Mirecourt bobbin-made lace resembles that of Lille or Honiton. Lace has been made in the neighborhood of Mirecourt since the seventeenth century when Mirecourt lace was a French guipure of more delicate texture and varied design than other guipures.The first guipures were made with hempen thread. In the end of the 19th century flowers and sprigs imitating the Brussels patterns were attempted with great success at Mirecourt.
The finest of all French bobbin-laces, the world-famed Valenciennes was first made at the town which gave it its name, towards the end of the reign of Louis XIV. It originated apparently at Le Quesnoy, a town which was one of the lace centers under Colbert's ordinance of 1665, but where a lace manufacture of some kind had been established by a colony of Antwerp workers. For the second part of the 18th century Valenciennes lace was the rage in France. Any woman would save for years to purchase her favorite lace to adorn her cap! With the French revolution the manufacture of the lace in Valenciennes ceased. Valenciennes lace was then made elsewhere.

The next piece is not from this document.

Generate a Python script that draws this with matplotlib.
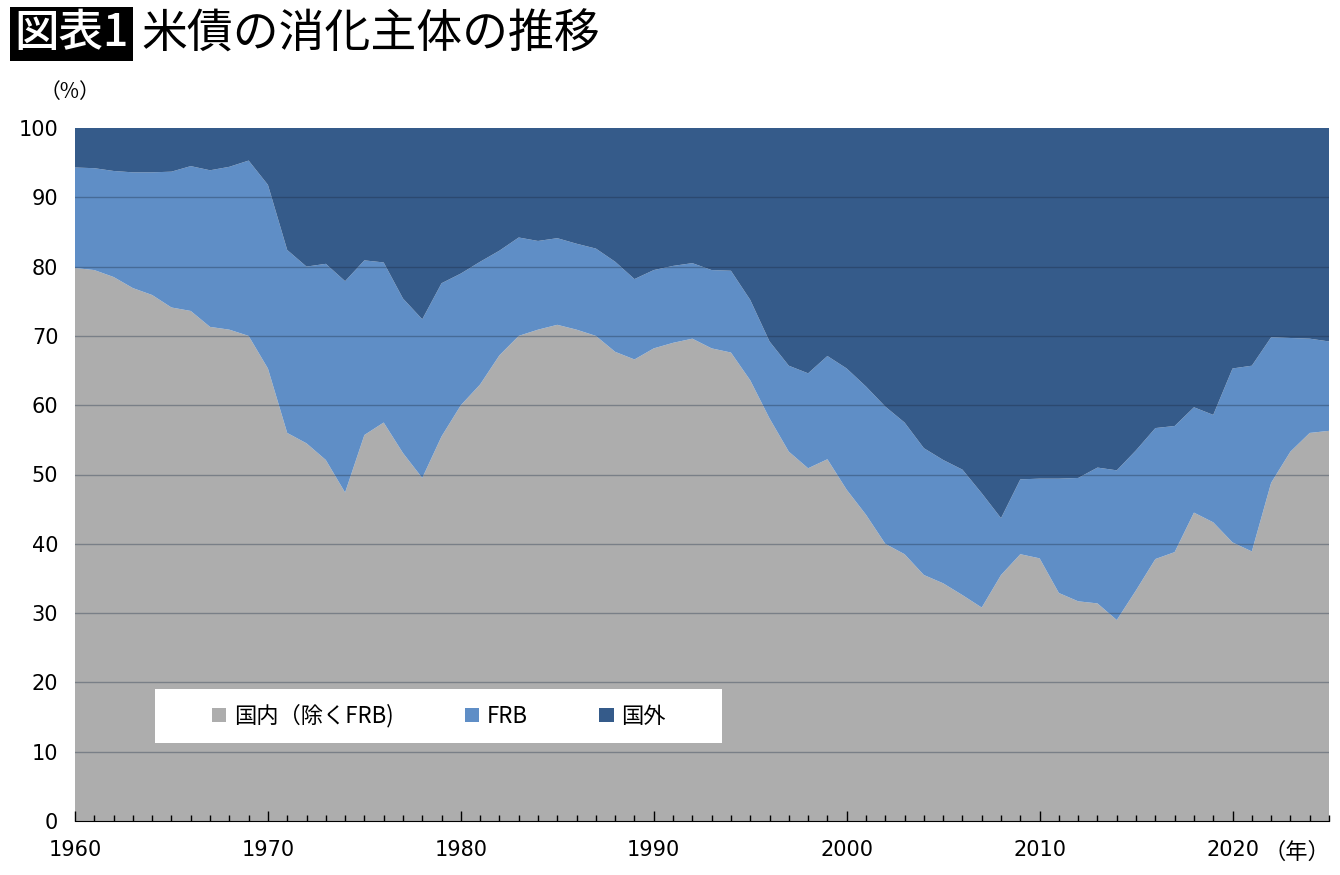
import numpy as np
import matplotlib
matplotlib.use("Agg")
from matplotlib import pyplot as plt
from matplotlib.patches import Rectangle, Patch

plt.rcParams['font.family'] = ['DejaVu Sans', 'Noto Sans CJK JP']
cjk = ['Noto Sans CJK JP', 'DejaVu Sans']

years = list(range(1960, 2026))

# 国内（除くFRB） share, %
domestic = [79.8, 79.5, 78.5, 76.9, 75.9, 74.1, 73.6, 71.3, 70.9, 70.0,
            65.3, 56.0, 54.5, 52.1, 47.4, 55.7, 57.5, 53.1, 49.5, 55.5,
            60.0, 63.0, 67.2, 70.0, 70.9, 71.6, 70.9, 70.0, 67.7, 66.6,
            68.2, 69.0, 69.6, 68.2, 67.6, 63.6, 58.1, 53.3, 50.9, 52.2,
            47.8, 44.2, 40.0, 38.5, 35.5, 34.3, 32.6, 30.8, 35.5, 38.5,
            37.9, 32.9, 31.7, 31.4, 29.0, 33.3, 37.8, 38.8, 44.5, 43.1,
            40.2, 38.9, 48.8, 53.3, 56.0, 56.3]

# 国内 + FRB (upper edge of the FRB band), %
domestic_frb = [94.3, 94.2, 93.8, 93.6, 93.6, 93.7, 94.5, 93.9, 94.4, 95.3,
                91.8, 82.4, 80.0, 80.4, 77.9, 80.9, 80.6, 75.4, 72.4, 77.6,
                79.0, 80.7, 82.3, 84.2, 83.7, 84.1, 83.3, 82.6, 80.7, 78.2,
                79.5, 80.1, 80.5, 79.5, 79.4, 75.2, 69.2, 65.7, 64.6, 67.1,
                65.3, 62.7, 59.8, 57.5, 53.8, 52.1, 50.7, 47.3, 43.7, 49.3,
                49.4, 49.4, 49.5, 51.0, 50.6, 53.5, 56.7, 57.0, 59.7, 58.6,
                65.3, 65.7, 69.8, 69.7, 69.6, 69.2]

frb = [t - d for t, d in zip(domestic_frb, domestic)]
foreign = [100 - t for t in domestic_frb]

labels = ['国内（除くFRB)', 'FRB', '国外']
colors = ['#ADADAD', '#5F8EC6', '#355B8A']

fig = plt.figure(figsize=(13.4, 8.75), dpi=100)
ax = fig.add_axes([75/1340, 54/875, 1254/1340, 693/875])

ax.stackplot(years, domestic, frb, foreign, colors=colors, linewidth=0, zorder=1)

ax.set_xlim(1960, 2025)
ax.set_ylim(0, 100)

# gridlines over the areas
for v in range(10, 100, 10):
    ax.axhline(v, color='#1a2a40', alpha=0.35, linewidth=1.0, zorder=2)

ax.set_yticks(range(0, 101, 10))
ax.tick_params(axis='y', length=0, pad=12, labelsize=15)
ax.set_xticks(range(1960, 2021, 10))
ax.set_xticks(range(1960, 2026), minor=True)
ax.tick_params(axis='x', which='major', direction='in', length=7, width=1,
               pad=14, labelsize=15)
ax.tick_params(axis='x', which='minor', direction='in', length=4, width=1)
for s in ['top', 'left', 'right']:
    ax.spines[s].set_visible(False)
ax.spines['bottom'].set_color('black')
ax.spines['bottom'].set_zorder(5)

# legend box
ax.add_patch(Rectangle((80/1254, 78/693), 567/1254, 54/693, transform=ax.transAxes,
                       facecolor='white', edgecolor='none', zorder=3))
handles = [Patch(facecolor=c, edgecolor='none') for c in colors]
ax.legend(handles, labels, ncol=3, loc='center', bbox_to_anchor=(364/1254, 105/693),
          frameon=False, prop={'family': cjk, 'size': 16}, handlelength=0.65,
          handleheight=0.65, handletextpad=0.35, columnspacing=3.2)

fig.text(40/1340, 1 - 92/875, '（%）', fontsize=15, family=cjk, ha='left', va='center')
fig.text(1330/1340, 1 - 852/875, '（年）', fontsize=16, family=cjk, ha='right', va='center')

fig.text(14/1340, 1 - 34/875, '図表1', fontsize=32, color='white', family=cjk,
         fontweight='medium', ha='left', va='center',
         bbox=dict(facecolor='black', edgecolor='none', boxstyle='square,pad=0.1'))
fig.text(141/1340, 1 - 34/875, '米債の消化主体の推移', fontsize=33, color='black',
         family=cjk, fontweight='normal', ha='left', va='center')

fig.savefig('out.png', dpi=100)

The most noteworthy characteristics of early Valenciennes lace, are the flowing scrolls and graceful lower motifs of the design, and the mixed reseaux, two, or even three, being introduced into a single example of lace closely intermingled with the pattern.
Of these various reseaux, by far the most effective is the fond de neige, ceil de perdrix or snowflake ground, similar to that of Argentella lace, but, of course, worked with bobbins instead of with the needle, in which each of the irregular, spidery meshes has a dot within it.
The linen thread used was extremely fine and expensive. The "Brabant" region where Valenciennes is located, has always been known for the quality of its flax, one of the finest in the world.